In the time of the Judges Bethel was a place where the people sought the Lord as when dealing with the Benjamites (Jud.20,21). Evidently this was one of the temporary resting places of the ark. As that phase of Israel's history drew to a close Bethel was one of the stopping places on Samuel's circuit where he would help to settle disputes and sort out legal problems among the people of Israel. (1 Sam.7.16, 10.3)
Sadly, this place of wonderful memories became one of the two major shrines of the northern kingdom when Israel was split after Solomon's death. Jeroboam established his rival religion and set up idol worship there. It was in the territory of Benjamin near the border between Judah and Israel and possibly the rival king hoped to attract Israelites from both kingdoms to indulge in cultic practices of false worship and he met with some success.

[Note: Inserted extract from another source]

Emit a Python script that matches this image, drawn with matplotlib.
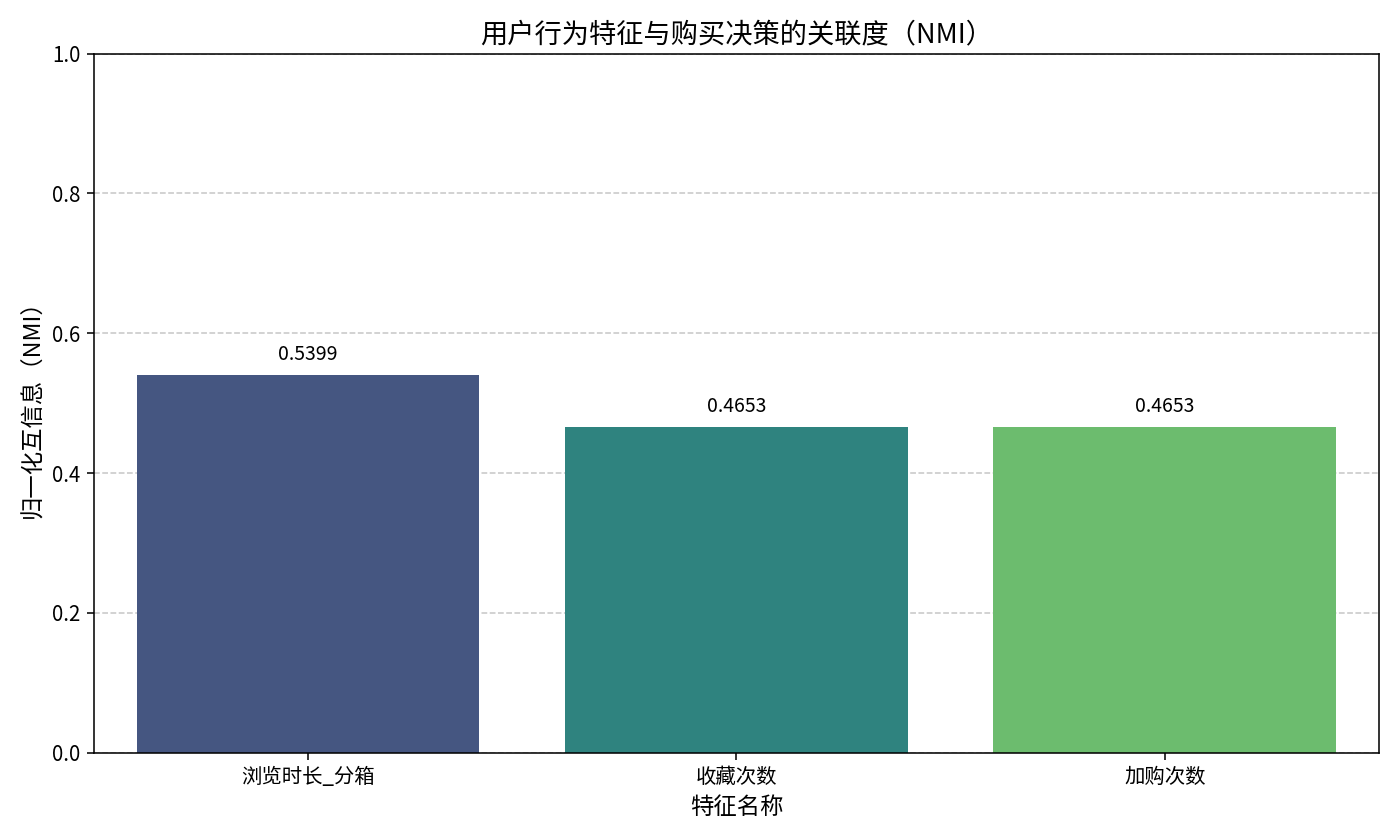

There is a fascinating story in 1 Kings 13.1,2 concerning a 'man of God' and an old prophet. The man of God testified against the idolatry of Bethel and said that in days to come the altar would be broken down and the human ashes would be turned out. And so it came to pass some 100 years later during the reign of good king Josiah, when reform swept Judah, that the king gave orders for the high places to be broken down and the idolatrous practices to be stopped. (2 Kings 23.15).
This was not the final end of Bethel. There is mention of the town in the days of the return from Babylon. (Neh.11.31) It was somewhat restored in the period of the Maccabees, but destroyed and then rebuilt during the Roman occupation. But the great days of the patriarchs had gone and no place or people can flout God's law and principles of worship and expect to survive. Bethel had been the scene where their ancestors had met God, but this was long ago. As for Jerusalem, it too, like Bethel, became a city of disobedience and false spiritual pride.
It was at Sychar, a few miles north of Bethel, that Jesus spoke the most wonderful sermon to a congregation of one. He spoke to a woman … not a high born, wealthy lady of the pure stock of Israel but to a Samaritan woman who had a habit of changing husbands. She came from Shechem ‑ of all places. No self respecting, highly spiritual Pharisee would have given her a second look. Jesus spoke of the Father who is looking for those who worship in spirit and reality, not in a special place or according to some wonderful formula. The Pharisees had the Law of Moses and the holy temple in which to worship but these things did not prevent destruction of Jerusalem or the whole Jewish nation. The lesson applies throughout history until today. No ancient altar, no historic loyalties, no sectarian umbrella or time honoured intellectual dogma can bring salvation. That comes to those who as children of God, seek to emulate the spirit of the Living God. Such have a personal and living experience of the Father.